Saturday, November 10, 2007

Innovate or Die!


I've been reading the rhetoric that the proposed, and now likely defunct, University of Windsor School of EngineeringDowntown Campus has been generating both online and tranditional media outlets. The blogging community has come alive withall sorts of opinions and gyrations on both sides of the issue. Reading Gord Henderson's column from November 8th made me green with envy, and then it made me mad.


What really turns me up about this whole process is the very name of the new engineering school -- Centre for Engineering Innovation. In fact, to be completely honest, I am extremely disappointed in the sheer number of engineering students and faculty who have come out in opposition to moving downtown. Forgive me for stating the obvious, but aren't they supposed to be engineers? Aren't they going to spend the rest of their careers coming up with innovate and new solutions to meet, and exceed, business objectives? It seems to me that, when trying to build an engineering school downtown, that the very best ideas, the most brilliant solutions, should be springing from the collective intelligence of the resident faculty and their students. Instead, what we are getting is a glimpse into the product that the engineering school at the University of Windsor will be delivering over the coming decades -- a giant helping of the same old thing.


Innovate or die, that oft repeated, though completely accurate, mantra of the business world, should be the new slogan for Windsor. We've tried 50 years of doing things, or more accurately, undoing things, without so much as a hint of success in staunching the flow of jobs, money and people out Windsor. Clayton M. Christensen, a professor at the Harvard Business School, established the critical need for businesses to innovate or risk losing both customers and profit to the competition. In fact, Christensen, in his 2003 book The Innovator's Solution: Creating and Sustaining Successful Growth, found that the odds of creating successful growth, albeit in a business environment, jumped from 6% to 37% when a distruptive strategy is implemented versus the tread-worn path of incremental growth.
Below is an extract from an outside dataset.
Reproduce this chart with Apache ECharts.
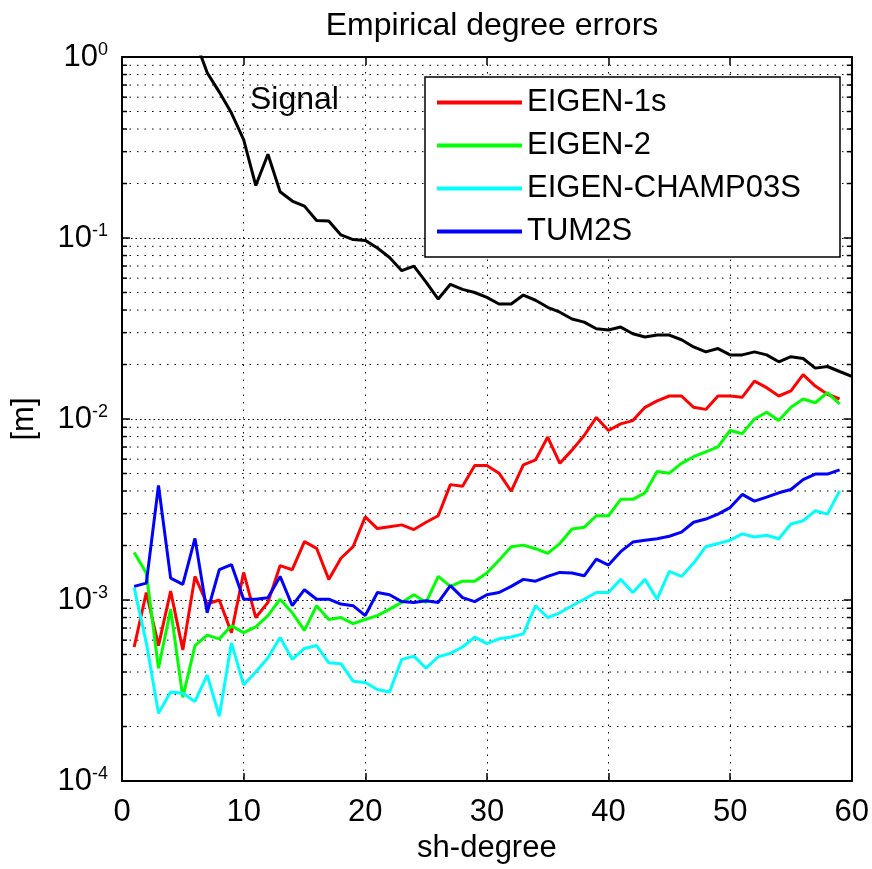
<!DOCTYPE html>
<html><head><meta charset="utf-8">
<script src="https://cdn.jsdelivr.net/npm/echarts@6/dist/echarts.min.js"></script>
<style>html,body{margin:0;padding:0;background:#fff}#c{width:872px;height:869px}</style>
</head><body><div id="c"></div>
<script>
const FONT = "'Liberation Sans', Arial, Helvetica, sans-serif";
const degrees = [1,2,3,4,5,6,7,8,9,10,11,12,13,14,15,16,17,18,19,20,21,22,23,24,25,26,27,28,29,30,31,32,33,34,35,36,37,38,39,40,41,42,43,44,45,46,47,48,49,50,51,52,53,54,55,56,57,58,59];
const signalDegrees = [2,3,4,5,6,7,8,9,10,11,12,13,14,15,16,17,18,19,20,21,22,23,24,25,26,27,28,29,30,31,32,33,34,35,36,37,38,39,40,41,42,43,44,45,46,47,48,49,50,51,52,53,54,55,56,57,58,59,60];
const signal = [5,3.5,2.5,1.8,1.25,0.82,0.64,0.49,0.35,0.195,0.29,0.18,0.16,0.15,0.125,0.124,0.104,0.098,0.097,0.088,0.078,0.066,0.07,0.057,0.046,0.0555,0.052,0.05,0.047,0.0432,0.0432,0.0484,0.0453,0.0414,0.0389,0.0357,0.0343,0.0315,0.031,0.0322,0.0296,0.0284,0.0291,0.0291,0.0274,0.025,0.0235,0.0245,0.0226,0.0226,0.0235,0.0226,0.0207,0.0221,0.0216,0.0191,0.0195,0.0183,0.0172];
const eigen1s = [5.5e-4,1.1e-3,5.6e-4,1.12e-3,5.3e-4,1.35e-3,9.5e-4,1.0e-3,6.6e-4,1.42e-3,8.0e-4,9.7e-4,1.55e-3,1.47e-3,2.1e-3,1.93e-3,1.3e-3,1.7e-3,1.97e-3,2.88e-3,2.48e-3,2.54e-3,2.6e-3,2.45e-3,2.69e-3,2.92e-3,4.34e-3,4.25e-3,5.53e-3,5.53e-3,5.02e-3,3.99e-3,5.58e-3,5.94e-3,7.95e-3,5.69e-3,6.73e-3,8.11e-3,1.02e-2,8.64e-3,9.4e-3,9.8e-3,1.16e-2,1.26e-2,1.34e-2,1.34e-2,1.16e-2,1.13e-2,1.34e-2,1.34e-2,1.32e-2,1.62e-2,1.49e-2,1.34e-2,1.43e-2,1.76e-2,1.52e-2,1.37e-2,1.29e-2];
const eigen2 = [1.83e-3,1.41e-3,4.2e-4,8.9e-4,2.9e-4,5.6e-4,6.4e-4,6.1e-4,7.2e-4,6.6e-4,7.1e-4,8.2e-4,1.01e-3,8.5e-4,6.8e-4,9.3e-4,7.8e-4,8.0e-4,7.4e-4,7.8e-4,8.2e-4,8.9e-4,9.7e-4,1.07e-3,9.7e-4,1.35e-3,1.19e-3,1.27e-3,1.27e-3,1.41e-3,1.66e-3,1.97e-3,2.01e-3,1.92e-3,1.81e-3,2.05e-3,2.47e-3,2.52e-3,2.92e-3,2.92e-3,3.6e-3,3.6e-3,3.91e-3,5.13e-3,5.02e-3,5.69e-3,6.19e-3,6.59e-3,7.02e-3,8.64e-3,8.3e-3,1.0e-2,1.09e-2,9.8e-3,1.16e-2,1.29e-2,1.23e-2,1.4e-2,1.21e-2];
const eigenChamp03s = [1.17e-3,5.8e-4,2.37e-4,3.1e-4,3.05e-4,2.75e-4,3.85e-4,2.28e-4,5.8e-4,3.4e-4,4.0e-4,4.8e-4,6.2e-4,4.7e-4,5.4e-4,5.6e-4,4.5e-4,4.45e-4,3.56e-4,3.5e-4,3.2e-4,3.1e-4,4.7e-4,4.9e-4,4.2e-4,4.86e-4,5.07e-4,5.5e-4,6.24e-4,5.74e-4,6.1e-4,6.24e-4,6.5e-4,9.3e-4,8.0e-4,8.5e-4,9.3e-4,1.01e-3,1.1e-3,1.1e-3,1.3e-3,1.1e-3,1.3e-3,1.01e-3,1.44e-3,1.35e-3,1.6e-3,1.97e-3,2.05e-3,2.14e-3,2.32e-3,2.23e-3,2.28e-3,2.18e-3,2.63e-3,2.74e-3,3.11e-3,2.98e-3,4.0e-3];
const tum2s = [1.19e-3,1.24e-3,4.29e-3,1.32e-3,1.22e-3,2.19e-3,8.5e-4,1.47e-3,1.57e-3,1.01e-3,1.01e-3,1.03e-3,1.35e-3,9.3e-4,1.14e-3,1.01e-3,1.01e-3,9.5e-4,9.3e-4,8.2e-4,1.1e-3,1.07e-3,9.8e-4,9.7e-4,9.9e-4,9.7e-4,1.2e-3,1.03e-3,9.8e-4,1.07e-3,1.1e-3,1.19e-3,1.3e-3,1.27e-3,1.35e-3,1.42e-3,1.41e-3,1.36e-3,1.68e-3,1.56e-3,1.85e-3,2.09e-3,2.14e-3,2.18e-3,2.25e-3,2.37e-3,2.69e-3,2.8e-3,2.98e-3,3.24e-3,3.83e-3,3.52e-3,3.7e-3,3.91e-3,4.08e-3,4.62e-3,4.96e-3,4.96e-3,5.24e-3];
const seriesNames = ['EIGEN-1s','EIGEN-2','EIGEN-CHAMP03S','TUM2S'];
const seriesColors = ['#ff0000','#00ff00','#00ffff','#0000ff'];
const xTicks = [0,10,20,30,40,50,60];
const yDecades = [1e-4,1e-3,1e-2,1e-1,1];
const yTickExponents = {'0.0001':'-4','0.001':'-3','0.01':'-2','0.1':'-1','1':'0'};
const minorMantissas = [2,3,4,5,6,7,8,9];

const minorVals = [];
yDecades.slice(0,4).forEach(d => minorMantissas.forEach(m => minorVals.push([0, +(d*m).toPrecision(3)])));

function pair(xs, ys){ return xs.map((x,i)=>[x, ys[i]]); }

const chart = echarts.init(document.getElementById('c'), null, {renderer:'canvas'});
const lineBase = {type:'line', showSymbol:false, symbol:'none', clip:true, z:3, silent:true, animation:false, emphasis:{disabled:true}};
const colorSeries = [eigen1s, eigen2, eigenChamp03s, tum2s].map((arr,i)=>Object.assign({}, lineBase, {
  name: seriesNames[i], data: pair(degrees, arr), color: seriesColors[i],
  lineStyle:{color: seriesColors[i], width:3}
}));

const yLabel = {
  show:true, margin:14, fontFamily:FONT,
  formatter: v => '{b|10}{s|' + (yTickExponents[String(v)] ?? Math.round(Math.log10(v))) + '}',
  rich:{ b:{fontSize:31, fontFamily:FONT, color:'#000', lineHeight:31}, s:{fontSize:18, fontFamily:FONT, color:'#000', verticalAlign:'top', lineHeight:18} }
};

chart.setOption({
  animation:false,
  backgroundColor:'#fff',
  title:{ text:'Empirical degree errors', left:487, top:5, textAlign:'center',
    textStyle:{fontFamily:FONT, fontSize:32, fontWeight:'normal', color:'#000'} },
  grid:{ left:122, right:20, top:57, bottom:80, containLabel:false },
  legend:{ data:seriesNames, orient:'vertical', left:425, top:77, icon:'rect', itemWidth:85, itemHeight:4,
    itemGap:12, itemTextGap:8, padding:[10,13,10,12], selectedMode:false,
    backgroundColor:'#fff', borderColor:'#000', borderWidth:1.5, z:10,
    textStyle:{fontFamily:FONT, fontSize:31, color:'#000', width:300, lineHeight:30} },
  graphic:[{ type:'text', left:250, top:84, z:10, style:{ text:'Signal', font:'32px ' + FONT, fill:'#000' } }],
  xAxis:[
    { type:'value', min:0, max:60, interval:10, position:'bottom',
      name:'sh-degree', nameLocation:'middle', nameGap:52,
      nameTextStyle:{fontFamily:FONT, fontSize:31, color:'#000'},
      axisLine:{show:true, onZero:false, lineStyle:{color:'#000', width:2}},
      axisTick:{show:true, inside:true, length:8, lineStyle:{color:'#000', width:1.5}},
      axisLabel:{show:true, margin:16, fontFamily:FONT, fontSize:31, color:'#000', formatter: v => xTicks.includes(v) ? String(v) : ''},
      splitLine:{show:true, lineStyle:{color:'#000', width:1, type:[1.5,6]}} },
    { type:'value', min:0, max:60, interval:10, position:'top',
      axisLine:{show:true, onZero:false, lineStyle:{color:'#000', width:2}},
      axisTick:{show:true, inside:true, length:8, lineStyle:{color:'#000', width:1.5}},
      axisLabel:{show:false}, splitLine:{show:false} }
  ],
  yAxis:[
    { type:'log', logBase:10, min:1e-4, max:1, position:'left',
      name:'[m]', nameLocation:'middle', nameGap:82, nameRotate:90,
      nameTextStyle:{fontFamily:FONT, fontSize:31, color:'#000'},
      axisLine:{show:true, onZero:false, lineStyle:{color:'#000', width:2}},
      axisTick:{show:true, inside:true, length:8, lineStyle:{color:'#000', width:1.5}},
      axisLabel: yLabel,
      splitLine:{show:true, lineStyle:{color:'#000', width:1, type:[1.5,3]}} },
    { type:'log', logBase:10, min:1e-4, max:1, position:'right',
      axisLine:{show:true, onZero:false, lineStyle:{color:'#000', width:2}},
      axisTick:{show:true, inside:true, length:8, lineStyle:{color:'#000', width:1.5}},
      axisLabel:{show:false}, splitLine:{show:false} }
  ],
  series:[
    { type:'custom', name:'minorgrid', silent:true, z:1, data:minorVals, encode:{x:0, y:1},
      renderItem:(params, api) => {
        const cs = params.coordSys;
        const y = api.coord([0, api.value(1)])[1];
        return { type:'group', children:[
          {type:'line', shape:{x1:cs.x, y1:y, x2:cs.x+cs.width, y2:y}, style:{stroke:'#000', lineWidth:1, lineDash:[1.5,6]}},
          {type:'line', shape:{x1:cs.x, y1:y, x2:cs.x+5, y2:y}, style:{stroke:'#000', lineWidth:1.5}},
          {type:'line', shape:{x1:cs.x+cs.width-5, y1:y, x2:cs.x+cs.width, y2:y}, style:{stroke:'#000', lineWidth:1.5}}
        ]};
      } },
    Object.assign({}, lineBase, { name:'Signal', data: pair(signalDegrees, signal), color:'#000', lineStyle:{color:'#000', width:3} }),
    ...colorSeries
  ]
});
</script></body></html>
Mayor Francis, to his credit, is finally running the city like a family-business -- sort of. He abhors debt and is working to set the city, at least on paper, on firm financial footing. To Mayor Francis I say, "If you want to run Windsor like a business, you need to do what good businesses do!". We have to pull out all of the stops to find new and innovative ways to engage the citizenry, whether residents or businesses, in building a more diverse and sustainable Windsor. We are building the image of Windsor, much like Chrysler builds minivans, and trying to sell our product to the highest, and hopefully most sustainable, bidder. It is time to stop hashing out the same old plans, in the same old ways, just with different councilors at the table. It is time to take up the position being suggested by Larry Horowitz of the DWBIA, Gord Henderson of the Windsor Star and, of course, the editors of Scale Down Windsor and transform Windsor into a land of milk and honey. I think that if we look deep enough we'll discover that we have the talent, the desire and, if we look in the right places, the money to make the changes that need to be made. Just don't look to the University of Windsor School of Engineering -- apparently the talent and desire to innovate are in short supply in Essex Hall.